Flipping Ethical Behavior for Lawyers

Readers might have come across a recent New York Times article about the American Bar Association’s (ABA’s) move to prohibit the use of language that might offend lawyers in protected classes.  Oddly — not because it’s surprising, but because writer Elizabeth Olson didn’t think it would undermine the point of her story — the article actually opens with an anecdote that arguably proves that the new restrictions on lawyers’ speech aren’t necessary:

When Lori Rifkin asked the opposing lawyer to stop interrupting her while she questioned a potential witness, he replied: “Don’t raise your voice at me. It’s not becoming of a woman.”

The remark drew a rebuke and fine in January from a federal magistrate who declared that the lawyer had “endorsed the stereotype that women are subject to a different standard of behavior than their fellow attorneys.”

“A sexist remark,” said the judge, Paul S. Grewal of the Federal District Court in San Jose, Calif., “is not just a professional discourtesy, although that in itself is regrettable and all too common.”

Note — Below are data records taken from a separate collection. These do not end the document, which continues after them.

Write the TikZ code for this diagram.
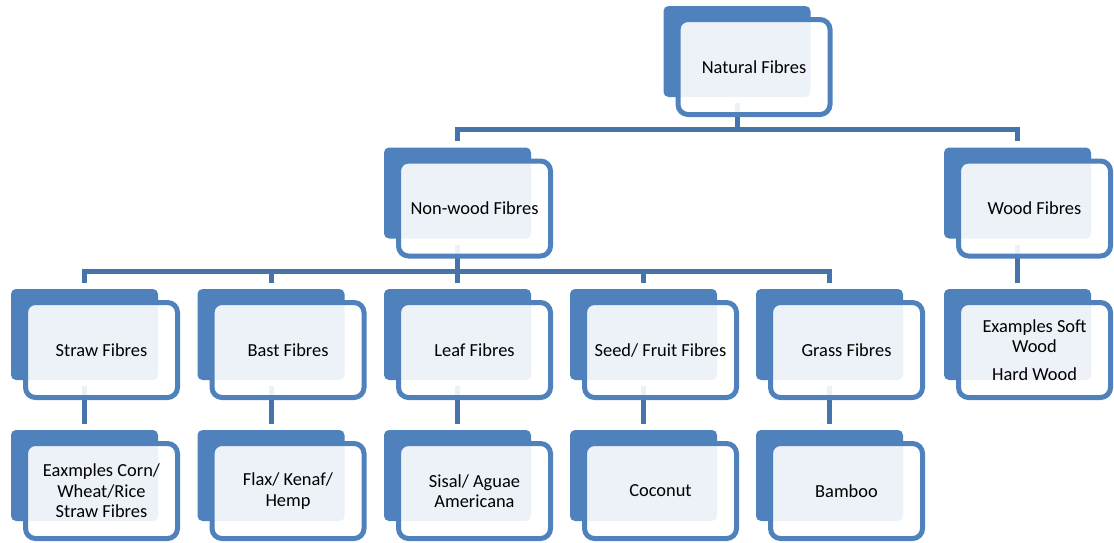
\documentclass[tikz,border=0pt]{standalone}
\usepackage{fontspec}
\setmainfont{Carlito}
\usetikzlibrary{calc}
\pgfdeclarelayer{bg}
\pgfsetlayers{bg,main}
\definecolor{boxblue}{HTML}{4F81BD}
\definecolor{connblue}{HTML}{4773AB}
\tikzset{
  backbox/.style={rectangle, fill=boxblue, minimum width=147pt, minimum height=91pt, inner sep=0pt, rounded corners=5pt},
  frontbox/.style={rectangle, draw=boxblue, line width=5pt, fill=white, fill opacity=0.9, draw opacity=1, text opacity=1,
    minimum width=152pt, minimum height=95pt, inner sep=0pt, rounded corners=10pt, align=center,
    font=\fontsize{18.4}{20.5}\selectfont},
  conn/.style={draw=connblue, line width=5pt, shorten <=6pt, shorten >=6pt}
}
\newcommand\mybox[4]{%
  \node[backbox] (#1-b) at (#2,#3) {};
  \node[frontbox] (#1) at ([shift={(17,15.5)}]#1-b) {#4};
}
\begin{document}
\begin{tikzpicture}[x=1pt,y=-1pt]
\useasboundingbox (0,0) rectangle (1114,542);
\coordinate (bar1) at (0,129.5);
\coordinate (bar2) at (0,271.5);
\mybox{nat}{737}{51.5}{Natural Fibres}
\mybox{nw}{457.5}{193}{Non-wood Fibres}
\mybox{wood}{1017.5}{193}{Wood Fibres}
\mybox{straw}{84.5}{334.5}{Straw Fibres}
\mybox{bast}{271}{334.5}{Bast Fibres}
\mybox{leaf}{457.5}{334.5}{Leaf Fibres}
\mybox{seed}{643.5}{334.5}{Seed/ Fruit Fibres}
\mybox{grass}{829.5}{334.5}{Grass Fibres}
\mybox{woodex}{1017.5}{334.5}{Examples Soft\\Wood\\[7pt]Hard Wood}
\mybox{strawex}{84.5}{475.5}{Eaxmples Corn/\\Wheat/Rice\\Straw Fibres}
\mybox{bastex}{271}{475.5}{Flax/ Kenaf/\\Hemp}
\mybox{leafex}{457.5}{475.5}{Sisal/ Aguae\\Americana}
\mybox{seedex}{643.5}{475.5}{Coconut}
\mybox{grassex}{829.5}{475.5}{Bamboo}
\begin{pgfonlayer}{bg}
\draw[conn] (nat-b.south) -- (nat-b.south |- bar1) -| (nw-b.north);
\draw[conn] (nat-b.south) -- (nat-b.south |- bar1) -| (wood-b.north);
\foreach \c in {straw,bast,leaf,seed,grass}{
  \draw[conn] (nw-b.south) -- (nw-b.south |- bar2) -| (\c-b.north);
}
\draw[conn] (wood-b.south) -- (woodex-b.north);
\draw[conn] (straw-b.south) -- (strawex-b.north);
\draw[conn] (bast-b.south) -- (bastex-b.north);
\draw[conn] (leaf-b.south) -- (leafex-b.north);
\draw[conn] (seed-b.south) -- (seedex-b.north);
\draw[conn] (grass-b.south) -- (grassex-b.north);
\end{pgfonlayer}
\end{tikzpicture}
\end{document}
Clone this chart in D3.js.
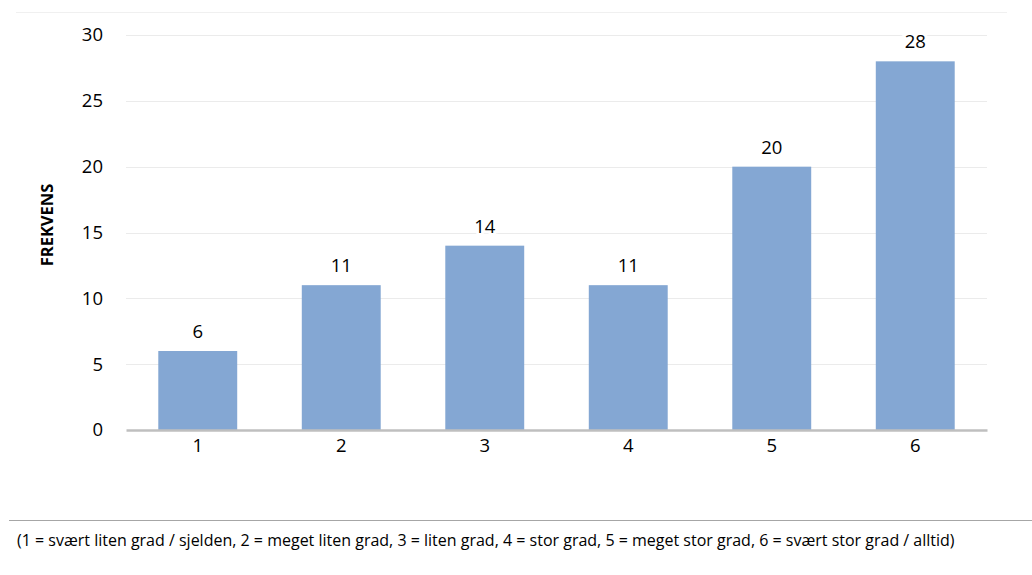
<!DOCTYPE html>
<html>
<head>
<meta charset="utf-8">
<script src="https://cdn.jsdelivr.net/npm/d3@7"></script>
<style>
  body { margin: 0; background: #fff; }
  svg { display: block; font-family: "Open Sans", "Liberation Sans", sans-serif; }
</style>
</head>
<body>
<svg id="chart" width="1032" height="575"></svg>
<script>
var categories = ["1", "2", "3", "4", "5", "6"];
var values = [6, 11, 14, 11, 20, 28];
var yTicks = [0, 5, 10, 15, 20, 25, 30];
var yTitle = "FREKVENS";
var footnote = "(1 = svært liten grad / sjelden, 2 = meget liten grad, 3 = liten grad, 4 = stor grad, 5 = meget stor grad, 6 = svært stor grad / alltid)";

var svg = d3.select("#chart");

var x = d3.scaleBand().domain(categories).range([126, 987]).paddingInner(0.45).paddingOuter(0.225),
    y = d3.scaleLinear().domain([0, 30]).range([430, 35]);

// faint frame line at the top
svg.append("line")
    .attr("x1", 16).attr("x2", 1007).attr("y1", 12.5).attr("y2", 12.5)
    .attr("stroke", "#f0f0f0").attr("stroke-width", 1);

// gridlines
svg.append("g")
    .selectAll("line")
    .data(yTicks.filter(function (d) { return d > 0; }))
    .enter()
    .append("line")
    .attr("x1", 126).attr("x2", 987)
    .attr("y1", function (d) { return Math.round(y(d)) + 0.5; })
    .attr("y2", function (d) { return Math.round(y(d)) + 0.5; })
    .attr("stroke", "#ebebeb").attr("stroke-width", 1);

// y axis labels
var yAxis = svg.append("g")
    .attr("transform", "translate(126,0)")
    .call(d3.axisLeft(y).tickValues(yTicks).tickSize(0).tickPadding(23));
yAxis.select(".domain").remove();
yAxis.selectAll("text").attr("font-size", 18.5).attr("fill", "#000")
    .attr("font-family", "'Open Sans', sans-serif");

// bars
svg.append("g")
    .selectAll("rect")
    .data(values)
    .enter()
    .append("rect")
    .attr("x", function (d, i) { return x(categories[i]); })
    .attr("y", function (d) { return y(d); })
    .attr("width", x.bandwidth())
    .attr("height", function (d) { return y(0) - y(d); })
    .attr("fill", "#84a7d3");

// value labels (white halo cuts the gridline like the original)
svg.append("g")
    .selectAll("text")
    .data(values)
    .enter()
    .append("text")
    .attr("x", function (d, i) { return x(categories[i]) + x.bandwidth() / 2; })
    .attr("y", function (d) { return y(d) - 13; })
    .attr("text-anchor", "middle")
    .attr("font-size", 18.5)
    .attr("fill", "#000")
    .attr("stroke", "#fff").attr("stroke-width", 6)
    .attr("paint-order", "stroke")
    .text(function (d) { return d; });

// x axis
var xAxis = svg.append("g")
    .attr("transform", "translate(0,430)")
    .call(d3.axisBottom(x).tickSize(0).tickPadding(9));
xAxis.select(".domain").attr("stroke", "#bfbfbf").attr("stroke-width", 2.5);
xAxis.selectAll("text").attr("font-size", 18.5).attr("fill", "#000")
    .attr("font-family", "'Open Sans', sans-serif");

// y title
svg.append("text")
    .attr("transform", "translate(53,225) rotate(-90)")
    .attr("text-anchor", "middle")
    .attr("font-size", 16.5)
    .attr("font-weight", "bold")
    .attr("fill", "#000")
    .text(yTitle);

// footnote rule and text
svg.append("line")
    .attr("x1", 9).attr("x2", 1032).attr("y1", 520.5).attr("y2", 520.5)
    .attr("stroke", "#a6a6a6").attr("stroke-width", 1);

svg.append("text")
    .attr("x", 17).attr("y", 546)
    .attr("font-size", 16)
    .attr("fill", "#000")
    .text(footnote);
</script>
</body>
</html>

With a culture changing for the better in this regard, there’s no need to impose rules, because a rebuke from a judge or a bad impression on a jury is not worth whatever little thrill such remarks might give.  One might suggest that imposing such rules at exactly the time at which they’re becoming superfluous is an attempt from the Left to seize the moment and create a one way shield that will actually grant special privileges to Leftists.  As conservative lawyer David French puts it, while stating his intent to fight the rule with contempt:

It is troubling indeed that there are so few defenders of free speech in the ABA that exactly “no lawyers signed up to speak against the proposed rule”; it passed by a voice vote at the ABA’s annual convention. There’s no groupthink quite like liberal-lawyer groupthink. When they feel strong enough, they will mobilize to crush dissent. The legal Left obviously feels strong.

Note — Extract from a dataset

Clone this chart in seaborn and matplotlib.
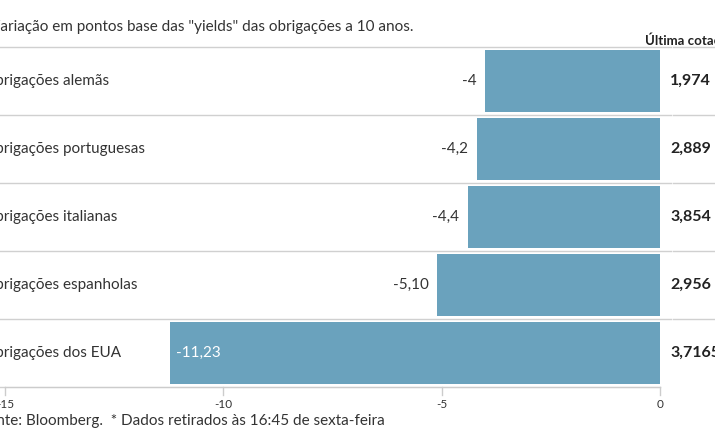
import matplotlib
matplotlib.use("Agg")
import matplotlib.pyplot as plt
import seaborn as sns
import pandas as pd

categories = ["Obrigações alemãs", "Obrigações portuguesas", "Obrigações italianas",
              "Obrigações espanholas", "Obrigações dos EUA"]
values = [-4.0, -4.2, -4.4, -5.10, -11.23]
value_labels = ["-4", "-4,2", "-4,4", "-5,10", "-11,23"]
last_quote = ["1,974", "2,889", "3,854", "2,956", "3,7165"]
ticks = [-15, -10, -5, 0]
tick_labels = ["-15", "-10", "-5", "0"]

plt.rcParams["font.family"] = "Lato"
df = pd.DataFrame({"cat": categories, "val": values})

W, H = 715, 445
fig = plt.figure(figsize=(W/100, H/100), dpi=100)
ax = fig.add_axes([5/W, 58/H, 655/W, 340/H])
sns.barplot(data=df, x="val", y="cat", color="#6aa2bd", saturation=1, width=0.9, ax=ax, orient="h")
ax.set_xlim(-15, 0)
ax.set_ylim(4.5, -0.5)
ax.set_xticks(ticks)
ax.set_xticklabels(tick_labels, fontsize=8.5, color="#333333")
ax.tick_params(axis="x", length=0, pad=9)
ax.set_yticks([])
ax.set_xlabel(""); ax.set_ylabel("")
for s in ["top", "right", "left"]:
    ax.spines[s].set_visible(False)
ax.spines["bottom"].set_color("#cccccc")
for t in ticks:
    ax.plot([t, t], [4.5, 4.62], color="#cccccc", lw=1, clip_on=False)

tr = ax.get_yaxis_transform()
for i, (v, lab, q, c) in enumerate(zip(values, value_labels, last_quote, categories)):
    ax.text(-15.5, i, c, fontsize=11, color="#333333", va="center", ha="left")
    if v < -8:
        ax.text(v + 0.15, i, lab, fontsize=11, color="white", va="center", ha="left")
    else:
        ax.text(v - 0.2, i, lab, fontsize=11, color="#333333", va="center", ha="right")
    ax.text(665/655, i, q, transform=tr, fontsize=11.5, fontweight="bold",
            color="#222222", va="center", ha="left")
    ax.plot([-16, 0.25], [i - 0.5, i - 0.5], color="#d0d0d0", lw=1, clip_on=False)
    ax.plot([0.3, 2], [i - 0.5, i - 0.5], color="#d0d0d0", lw=1, clip_on=False)
ax.plot([-16, 0], [4.5, 4.5], color="#d0d0d0", lw=1, clip_on=False)

fig.text(-10/W, 1 - 27/H, "Variação em pontos base das \"yields\" das obrigações a 10 anos.",
         fontsize=11, color="#333333", va="center", ha="left")
fig.text(645/W, 1 - 40/H, "Última cotação*", fontsize=9.5, fontweight="bold",
         color="#222222", va="center", ha="left")
fig.text(-21/W, 1 - 421/H, "Fonte: Bloomberg.  * Dados retirados às 16:45 de sexta-feira",
         fontsize=11, color="#333333", va="center", ha="left")
fig.savefig("out.png", dpi=100)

As interesting as this narrow issue might be, it’s actually part of a larger trend… a flipping of ethics on its ear.  Recall a few months ago when a federal judge lambasted some Dept. of Justice attorneys for outright lying to him, about which George Mason University School of Law Professor Michael Greve had this to say:

In a saner day and age a judge might simply have reported the lawyers to their DoJ superiors. They’d be fired; and if you get fired by Ted Olson or someone with an equally refined, near-obsessive sense of propriety, you might not work again any time soon, at least not as a lawyer. Alternatively or additionally, a judge might have sanctioned the attorneys and referred them to their state bar.

What this order is meant to signal, and what in fact it says, is that we no longer have that kind of DoJ. The lawyers in this case didn’t freelance; they were ordered to lie as part of a plan to create facts on the ground before some ornery judge could obsess over legal technicalities. And Judge Hanen pointedly cites and discusses other recent cases in which appellate courts complained of and cracked down on comparable DoJ misconduct. For what it’s worth this is consistent with what I hear, with increasing frequency, from my friends in the appellate bar: you can no longer trust government attorneys to play it straight.

When everything is political, and when progressives are in power, every contest becomes tilted, even when it’s in an arena, like the law, in which we’re supposed to be able to believe in objectivity and fairness so that we can resolve our differences without frustrated and oppressed people resorting to violence.  In the progressive era that President Obama and his politicized Dept. of Justice have helped to usher in, lawyers with the wrong views will find themselves sanctioned for using any phrases that leave a finger-hold for a pretense of offense while lawyers with the right views can behave in any way that furthers progressive ends.